** start Supplied information **

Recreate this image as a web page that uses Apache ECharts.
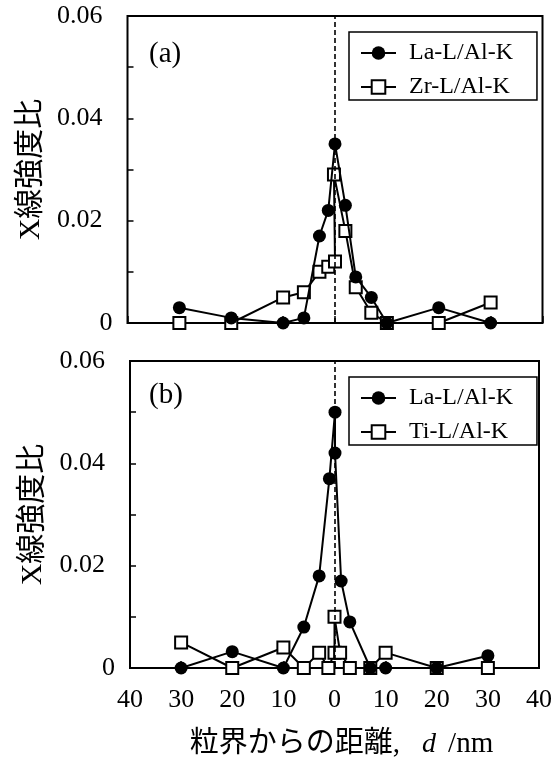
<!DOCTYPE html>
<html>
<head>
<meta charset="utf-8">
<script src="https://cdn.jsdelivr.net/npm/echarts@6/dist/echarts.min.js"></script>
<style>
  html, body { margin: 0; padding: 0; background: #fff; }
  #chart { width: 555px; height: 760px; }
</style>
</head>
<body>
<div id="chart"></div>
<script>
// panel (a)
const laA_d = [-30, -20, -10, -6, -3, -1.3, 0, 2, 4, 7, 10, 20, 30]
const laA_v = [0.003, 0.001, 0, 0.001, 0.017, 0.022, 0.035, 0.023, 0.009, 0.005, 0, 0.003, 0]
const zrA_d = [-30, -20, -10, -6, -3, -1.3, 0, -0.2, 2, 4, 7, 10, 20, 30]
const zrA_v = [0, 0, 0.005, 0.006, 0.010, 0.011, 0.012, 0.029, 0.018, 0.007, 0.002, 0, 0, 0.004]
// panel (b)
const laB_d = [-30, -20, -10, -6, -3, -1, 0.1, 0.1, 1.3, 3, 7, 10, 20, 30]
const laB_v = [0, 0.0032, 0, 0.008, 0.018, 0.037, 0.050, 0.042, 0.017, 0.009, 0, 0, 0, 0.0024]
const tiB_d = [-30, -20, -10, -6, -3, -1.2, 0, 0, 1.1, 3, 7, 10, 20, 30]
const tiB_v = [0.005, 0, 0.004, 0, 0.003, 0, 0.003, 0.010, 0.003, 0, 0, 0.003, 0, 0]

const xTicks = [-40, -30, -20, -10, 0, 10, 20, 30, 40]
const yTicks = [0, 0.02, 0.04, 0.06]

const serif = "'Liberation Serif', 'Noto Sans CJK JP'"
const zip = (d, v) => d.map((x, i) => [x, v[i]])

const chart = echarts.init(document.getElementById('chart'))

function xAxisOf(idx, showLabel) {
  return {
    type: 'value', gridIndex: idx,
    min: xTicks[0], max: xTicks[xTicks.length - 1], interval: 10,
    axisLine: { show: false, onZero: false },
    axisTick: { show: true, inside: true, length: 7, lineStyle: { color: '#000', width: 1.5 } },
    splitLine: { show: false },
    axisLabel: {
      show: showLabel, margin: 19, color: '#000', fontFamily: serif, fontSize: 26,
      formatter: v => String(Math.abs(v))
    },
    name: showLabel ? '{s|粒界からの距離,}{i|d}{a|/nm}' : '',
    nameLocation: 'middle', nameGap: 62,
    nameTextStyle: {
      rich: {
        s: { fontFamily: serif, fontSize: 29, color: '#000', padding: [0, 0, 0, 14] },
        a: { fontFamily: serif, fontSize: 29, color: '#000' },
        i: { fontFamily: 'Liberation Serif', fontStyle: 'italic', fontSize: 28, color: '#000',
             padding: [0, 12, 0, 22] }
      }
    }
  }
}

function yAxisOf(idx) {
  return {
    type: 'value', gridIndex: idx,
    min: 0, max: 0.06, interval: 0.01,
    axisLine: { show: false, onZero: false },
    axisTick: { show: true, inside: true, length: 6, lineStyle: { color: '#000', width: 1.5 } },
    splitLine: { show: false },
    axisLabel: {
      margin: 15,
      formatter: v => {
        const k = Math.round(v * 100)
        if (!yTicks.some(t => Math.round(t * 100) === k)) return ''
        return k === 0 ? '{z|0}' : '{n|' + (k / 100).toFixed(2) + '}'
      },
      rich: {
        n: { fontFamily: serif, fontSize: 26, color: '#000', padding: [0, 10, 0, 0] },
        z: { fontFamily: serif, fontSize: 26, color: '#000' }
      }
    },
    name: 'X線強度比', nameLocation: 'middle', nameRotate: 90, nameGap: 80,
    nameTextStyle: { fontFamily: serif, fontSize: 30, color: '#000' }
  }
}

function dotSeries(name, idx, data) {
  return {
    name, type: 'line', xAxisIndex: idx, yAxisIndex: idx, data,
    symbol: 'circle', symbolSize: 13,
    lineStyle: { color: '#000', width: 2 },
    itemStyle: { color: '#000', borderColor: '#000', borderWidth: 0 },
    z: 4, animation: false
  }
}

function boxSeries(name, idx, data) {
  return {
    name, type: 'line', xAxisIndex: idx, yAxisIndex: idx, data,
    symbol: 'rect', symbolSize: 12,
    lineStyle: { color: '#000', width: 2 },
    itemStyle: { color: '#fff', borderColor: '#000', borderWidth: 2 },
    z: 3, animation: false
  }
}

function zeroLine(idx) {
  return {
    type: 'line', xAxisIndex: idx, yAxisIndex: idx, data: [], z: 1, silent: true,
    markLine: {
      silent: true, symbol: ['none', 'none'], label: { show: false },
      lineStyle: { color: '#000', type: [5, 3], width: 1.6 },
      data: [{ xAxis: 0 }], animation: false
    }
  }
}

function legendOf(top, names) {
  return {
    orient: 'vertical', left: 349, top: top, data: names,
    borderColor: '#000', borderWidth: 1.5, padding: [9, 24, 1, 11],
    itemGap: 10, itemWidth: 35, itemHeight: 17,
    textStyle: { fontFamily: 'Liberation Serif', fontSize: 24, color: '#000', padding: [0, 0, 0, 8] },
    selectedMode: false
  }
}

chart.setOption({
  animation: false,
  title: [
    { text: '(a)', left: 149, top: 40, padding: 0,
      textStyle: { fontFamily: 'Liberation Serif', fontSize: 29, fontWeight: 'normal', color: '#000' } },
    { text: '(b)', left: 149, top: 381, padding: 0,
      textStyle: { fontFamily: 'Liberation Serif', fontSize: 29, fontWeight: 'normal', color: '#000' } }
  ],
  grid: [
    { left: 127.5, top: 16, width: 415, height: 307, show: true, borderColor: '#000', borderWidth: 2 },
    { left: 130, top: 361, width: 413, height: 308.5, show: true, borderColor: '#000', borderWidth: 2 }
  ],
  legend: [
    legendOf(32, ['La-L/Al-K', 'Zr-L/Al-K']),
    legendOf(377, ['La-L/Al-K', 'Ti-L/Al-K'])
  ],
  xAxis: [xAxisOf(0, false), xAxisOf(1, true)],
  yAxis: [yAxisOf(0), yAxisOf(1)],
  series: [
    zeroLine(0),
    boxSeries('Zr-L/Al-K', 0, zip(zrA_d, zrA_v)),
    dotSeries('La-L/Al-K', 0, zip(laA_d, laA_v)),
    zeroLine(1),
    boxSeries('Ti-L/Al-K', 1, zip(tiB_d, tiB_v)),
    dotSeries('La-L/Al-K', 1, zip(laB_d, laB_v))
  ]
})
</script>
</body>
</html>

** end Supplied information **

## Objective
Go through the listing above and write it all out exactly, leaving out any picture.

## Output of the exercise
Recreate this image as a web page that uses Apache ECharts.
<!DOCTYPE html>
<html>
<head>
<meta charset="utf-8">
<script src="https://cdn.jsdelivr.net/npm/echarts@6/dist/echarts.min.js"></script>
<style>
  html, body { margin: 0; padding: 0; background: #fff; }
  #chart { width: 555px; height: 760px; }
</style>
</head>
<body>
<div id="chart"></div>
<script>
// panel (a)
const laA_d = [-30, -20, -10, -6, -3, -1.3, 0, 2, 4, 7, 10, 20, 30]
const laA_v = [0.003, 0.001, 0, 0.001, 0.017, 0.022, 0.035, 0.023, 0.009, 0.005, 0, 0.003, 0]
const zrA_d = [-30, -20, -10, -6, -3, -1.3, 0, -0.2, 2, 4, 7, 10, 20, 30]
const zrA_v = [0, 0, 0.005, 0.006, 0.010, 0.011, 0.012, 0.029, 0.018, 0.007, 0.002, 0, 0, 0.004]
// panel (b)
const laB_d = [-30, -20, -10, -6, -3, -1, 0.1, 0.1, 1.3, 3, 7, 10, 20, 30]
const laB_v = [0, 0.0032, 0, 0.008, 0.018, 0.037, 0.050, 0.042, 0.017, 0.009, 0, 0, 0, 0.0024]
const tiB_d = [-30, -20, -10, -6, -3, -1.2, 0, 0, 1.1, 3, 7, 10, 20, 30]
const tiB_v = [0.005, 0, 0.004, 0, 0.003, 0, 0.003, 0.010, 0.003, 0, 0, 0.003, 0, 0]

const xTicks = [-40, -30, -20, -10, 0, 10, 20, 30, 40]
const yTicks = [0, 0.02, 0.04, 0.06]

const serif = "'Liberation Serif', 'Noto Sans CJK JP'"
const zip = (d, v) => d.map((x, i) => [x, v[i]])

const chart = echarts.init(document.getElementById('chart'))

function xAxisOf(idx, showLabel) {
  return {
    type: 'value', gridIndex: idx,
    min: xTicks[0], max: xTicks[xTicks.length - 1], interval: 10,
    axisLine: { show: false, onZero: false },
    axisTick: { show: true, inside: true, length: 7, lineStyle: { color: '#000', width: 1.5 } },
    splitLine: { show: false },
    axisLabel: {
      show: showLabel, margin: 19, color: '#000', fontFamily: serif, fontSize: 26,
      formatter: v => String(Math.abs(v))
    },
    name: showLabel ? '{s|粒界からの距離,}{i|d}{a|/nm}' : '',
    nameLocation: 'middle', nameGap: 62,
    nameTextStyle: {
      rich: {
        s: { fontFamily: serif, fontSize: 29, color: '#000', padding: [0, 0, 0, 14] },
        a: { fontFamily: serif, fontSize: 29, color: '#000' },
        i: { fontFamily: 'Liberation Serif', fontStyle: 'italic', fontSize: 28, color: '#000',
             padding: [0, 12, 0, 22] }
      }
    }
  }
}

function yAxisOf(idx) {
  return {
    type: 'value', gridIndex: idx,
    min: 0, max: 0.06, interval: 0.01,
    axisLine: { show: false, onZero: false },
    axisTick: { show: true, inside: true, length: 6, lineStyle: { color: '#000', width: 1.5 } },
    splitLine: { show: false },
    axisLabel: {
      margin: 15,
      formatter: v => {
        const k = Math.round(v * 100)
        if (!yTicks.some(t => Math.round(t * 100) === k)) return ''
        return k === 0 ? '{z|0}' : '{n|' + (k / 100).toFixed(2) + '}'
      },
      rich: {
        n: { fontFamily: serif, fontSize: 26, color: '#000', padding: [0, 10, 0, 0] },
        z: { fontFamily: serif, fontSize: 26, color: '#000' }
      }
    },
    name: 'X線強度比', nameLocation: 'middle', nameRotate: 90, nameGap: 80,
    nameTextStyle: { fontFamily: serif, fontSize: 30, color: '#000' }
  }
}

function dotSeries(name, idx, data) {
  return {
    name, type: 'line', xAxisIndex: idx, yAxisIndex: idx, data,
    symbol: 'circle', symbolSize: 13,
    lineStyle: { color: '#000', width: 2 },
    itemStyle: { color: '#000', borderColor: '#000', borderWidth: 0 },
    z: 4, animation: false
  }
}

function boxSeries(name, idx, data) {
  return {
    name, type: 'line', xAxisIndex: idx, yAxisIndex: idx, data,
    symbol: 'rect', symbolSize: 12,
    lineStyle: { color: '#000', width: 2 },
    itemStyle: { color: '#fff', borderColor: '#000', borderWidth: 2 },
    z: 3, animation: false
  }
}

function zeroLine(idx) {
  return {
    type: 'line', xAxisIndex: idx, yAxisIndex: idx, data: [], z: 1, silent: true,
    markLine: {
      silent: true, symbol: ['none', 'none'], label: { show: false },
      lineStyle: { color: '#000', type: [5, 3], width: 1.6 },
      data: [{ xAxis: 0 }], animation: false
    }
  }
}

function legendOf(top, names) {
  return {
    orient: 'vertical', left: 349, top: top, data: names,
    borderColor: '#000', borderWidth: 1.5, padding: [9, 24, 1, 11],
    itemGap: 10, itemWidth: 35, itemHeight: 17,
    textStyle: { fontFamily: 'Liberation Serif', fontSize: 24, color: '#000', padding: [0, 0, 0, 8] },
    selectedMode: false
  }
}

chart.setOption({
  animation: false,
  title: [
    { text: '(a)', left: 149, top: 40, padding: 0,
      textStyle: { fontFamily: 'Liberation Serif', fontSize: 29, fontWeight: 'normal', color: '#000' } },
    { text: '(b)', left: 149, top: 381, padding: 0,
      textStyle: { fontFamily: 'Liberation Serif', fontSize: 29, fontWeight: 'normal', color: '#000' } }
  ],
  grid: [
    { left: 127.5, top: 16, width: 415, height: 307, show: true, borderColor: '#000', borderWidth: 2 },
    { left: 130, top: 361, width: 413, height: 308.5, show: true, borderColor: '#000', borderWidth: 2 }
  ],
  legend: [
    legendOf(32, ['La-L/Al-K', 'Zr-L/Al-K']),
    legendOf(377, ['La-L/Al-K', 'Ti-L/Al-K'])
  ],
  xAxis: [xAxisOf(0, false), xAxisOf(1, true)],
  yAxis: [yAxisOf(0), yAxisOf(1)],
  series: [
    zeroLine(0),
    boxSeries('Zr-L/Al-K', 0, zip(zrA_d, zrA_v)),
    dotSeries('La-L/Al-K', 0, zip(laA_d, laA_v)),
    zeroLine(1),
    boxSeries('Ti-L/Al-K', 1, zip(tiB_d, tiB_v)),
    dotSeries('La-L/Al-K', 1, zip(laB_d, laB_v))
  ]
})
</script>
</body>
</html>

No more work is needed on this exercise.